Which is not to suggest that Warren delivered a knockout performance. She failed to connect Brown to Mitt Romney, an unpopular figure in his home state, and she waited until too late in the debate to tie Brown to his Republican colleagues. For reasons unknown, Warren chose not to take advantage of the format to directly confront her opponent. And she did not always budget her time effectively, repeating herself word for word on more than one occasion. But this was also a problem for Scott Brown, who too often felt like he was running out the clock with rote platitudes rather than treating the voters to a thoughtful discussion.
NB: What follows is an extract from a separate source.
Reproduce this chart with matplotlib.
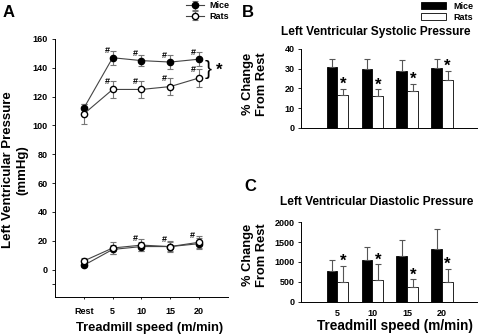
import numpy as np
import matplotlib.pyplot as plt

plt.rcParams['font.family'] = ['Liberation Sans', 'DejaVu Sans']
plt.rcParams['font.weight'] = 'bold'

# panel A: absolute pressure
speeds = ["Rest", "5", "10", "15", "20"]
mice_sys = [112, 147, 145, 144, 146]
mice_sys_err = [3, 5, 4, 5, 5]
rats_sys = [108, 125, 125, 127, 133]
rats_sys_err = [7, 6, 6, 6, 6]
mice_dia = [3, 14, 16, 16, 18]
mice_dia_err = [1, 3, 3, 3, 4]
rats_dia = [6, 15, 17, 16, 19]
rats_dia_err = [2, 4, 4, 4, 4]

# panels B and C: % change from rest
bar_speeds = ["5", "10", "15", "20"]
mice_sys_pct = [30.6, 29.8, 28.8, 30.2]
mice_sys_pct_err = [4.3, 5.1, 5.6, 4.7]
rats_sys_pct = [16.6, 16.2, 18.7, 24.2]
rats_sys_pct_err = [3.1, 3.4, 3.5, 4.6]
mice_dia_pct = [780, 1040, 1150, 1330]
mice_dia_pct_err = [270, 330, 400, 500]
rats_dia_pct = [485, 545, 360, 495]
rats_dia_pct_err = [420, 395, 200, 336]

fig = plt.figure(figsize=(4.79, 3.35), dpi=100)

# ---- A ----
axA = fig.add_axes([0.1148, 0.1134, 0.3612, 0.7702])
x = np.arange(len(speeds))
eb = dict(ecolor='#777777', elinewidth=0.8, capsize=2.2, capthick=0.8)
axA.errorbar(x, mice_sys, yerr=mice_sys_err, color='#444444', lw=0.8, marker='o',
             ms=4.5, mfc='black', mec='black', label='Mice', **eb)
axA.errorbar(x, rats_sys, yerr=rats_sys_err, color='#444444', lw=0.8, marker='o',
             ms=4.5, mfc='white', mec='black', label='Rats', **eb)
axA.errorbar(x, mice_dia, yerr=mice_dia_err, color='#444444', lw=0.8, marker='o',
             ms=4.5, mfc='black', mec='black', **eb)
axA.errorbar(x, rats_dia, yerr=rats_dia_err, color='#444444', lw=0.8, marker='o',
             ms=4.5, mfc='white', mec='black', **eb)
for i in range(1, 5):
    axA.text(x[i] - 0.2, mice_sys[i] + 3, '#', fontsize=6.5, ha='center')
    axA.text(x[i] - 0.2, rats_sys[i] + 4, '#', fontsize=6.5, ha='center')
for i in range(2, 5):
    axA.text(x[i] - 0.22, max(mice_dia[i], rats_dia[i]) + 3, '#', fontsize=6.5, ha='center')
axA.text(4.32, 139, '}', fontsize=15, fontweight='normal', ha='center', va='center')
axA.text(4.68, 138, '*', fontsize=12, ha='center', va='center')
axA.set_xlim(-1, 5)
axA.set_ylim(-19, 160)
axA.set_yticks([-10, 0, 20, 40, 60, 80, 100, 120, 140, 160])
axA.set_yticklabels(['', '0', '20', '40', '60', '80', '100', '120', '140', '160'])
axA.set_xticks(x)
axA.set_xticklabels(speeds)
axA.tick_params(labelsize=6.5, length=2.5, width=0.6, pad=3)
axA.tick_params(axis='x', length=1.5, pad=6)
for s in ['top', 'right']:
    axA.spines[s].set_visible(False)
for s in ['left', 'bottom']:
    axA.spines[s].set_linewidth(0.7)
axA.legend(loc='upper right', bbox_to_anchor=(1.03, 1.16), frameon=False, fontsize=6.5,
           handlelength=2.0, labelspacing=0.2, borderaxespad=0, handletextpad=0.6)
fig.text(15.5 / 479, 1 - 170 / 335, 'Left Ventricular Pressure\n(mmHg)', fontsize=9.5,
         rotation=90, ha='center', va='center', linespacing=1.3)
fig.text(150 / 479, 1 - 328 / 335, 'Treadmill speed (m/min)', fontsize=9.3,
         ha='center', va='center')
fig.text(0.005, 0.95, 'A', fontsize=12, fontweight='bold')

# ---- B and C ----
bx = np.arange(1, len(bar_speeds) + 1)
w = 0.31
beb = dict(ecolor='#555555', elinewidth=0.8, capsize=2, capthick=0.8)


def bar_panel(ax, mice, mice_err, rats, rats_err, star_off):
    ax.bar(bx - w / 2, mice, w, color='black', edgecolor='black', lw=0.6, label='Mice',
           yerr=[np.zeros(len(mice)), mice_err], error_kw=beb)
    ax.bar(bx + w / 2, rats, w, color='white', edgecolor='black', lw=0.6, label='Rats',
           yerr=[np.zeros(len(rats)), rats_err], error_kw=beb)
    for i in range(len(bx)):
        ax.text(bx[i] + w / 2, rats[i] + rats_err[i] + star_off, '*', fontsize=12,
                ha='center', va='center')
    ax.set_xlim(-0.05, 5.0)
    for s in ['top', 'right']:
        ax.spines[s].set_visible(False)
    for s in ['left', 'bottom']:
        ax.spines[s].set_linewidth(0.7)
    ax.tick_params(axis='y', labelsize=6.5, length=2.5, width=0.6, pad=2)


axB = fig.add_axes([0.628, 0.618, 0.368, 0.236])
bar_panel(axB, mice_sys_pct, mice_sys_pct_err, rats_sys_pct, rats_sys_pct_err, 2.2)
axB.set_ylim(0, 40)
axB.set_yticks([0, 10, 20, 30, 40])
axB.set_xticks([])
axB.legend(loc='upper right', bbox_to_anchor=(1.0, 1.64), frameon=False, fontsize=6.5,
           handlelength=2.8, handleheight=0.8, labelspacing=0.2, borderaxespad=0)
fig.text(376 / 479, 1 - 32 / 335, 'Left Ventricular Systolic Pressure', fontsize=8.6,
         ha='center', va='center')
fig.text(255 / 479, 1 - 84 / 335, '% Change\nFrom Rest', fontsize=9.3, rotation=90,
         ha='center', va='center', linespacing=1.2)
fig.text(0.505, 0.95, 'B', fontsize=12, fontweight='bold')

axC = fig.add_axes([0.628, 0.0994, 0.368, 0.2376])
bar_panel(axC, mice_dia_pct, mice_dia_pct_err, rats_dia_pct, rats_dia_pct_err, 110)
axC.set_ylim(0, 2000)
axC.set_yticks([0, 500, 1000, 1500, 2000])
axC.set_xticks(bx)
axC.set_xticklabels(bar_speeds)
axC.tick_params(axis='x', labelsize=6.5, length=0, pad=5)
fig.text(377 / 479, 1 - 202 / 335, 'Left Ventricular Diastolic Pressure', fontsize=8.6,
         ha='center', va='center')
fig.text(255 / 479, 1 - 255 / 335, '% Change\nFrom Rest', fontsize=9.3, rotation=90,
         ha='center', va='center', linespacing=1.2)
fig.text(395 / 479, 1 - 326 / 335, 'Treadmill speed (m/min)', fontsize=9.8,
         ha='center', va='center')
fig.text(0.51, 0.43, 'C', fontsize=12, fontweight='bold')

fig.savefig('out.png', dpi=100)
From a stylistic standpoint, Warren has a lot of work to do. She needs to master the mechanics of TV debates: how to modulate her voice, when to smile, when to play to the camera, what expression to wear while the opponent is speaking. On these matters, Brown displays far greater fluency.

But in this first of three Massachusetts senatorial debate before Election Day, Elizabeth Warren presented herself as a plausible alternative to her rival. Before they meet again on October 1st, Scott Brown would be well-advised to hit the books and study for the big exam. It's clear that the teacher at the front of the room has no intention of letting him coast.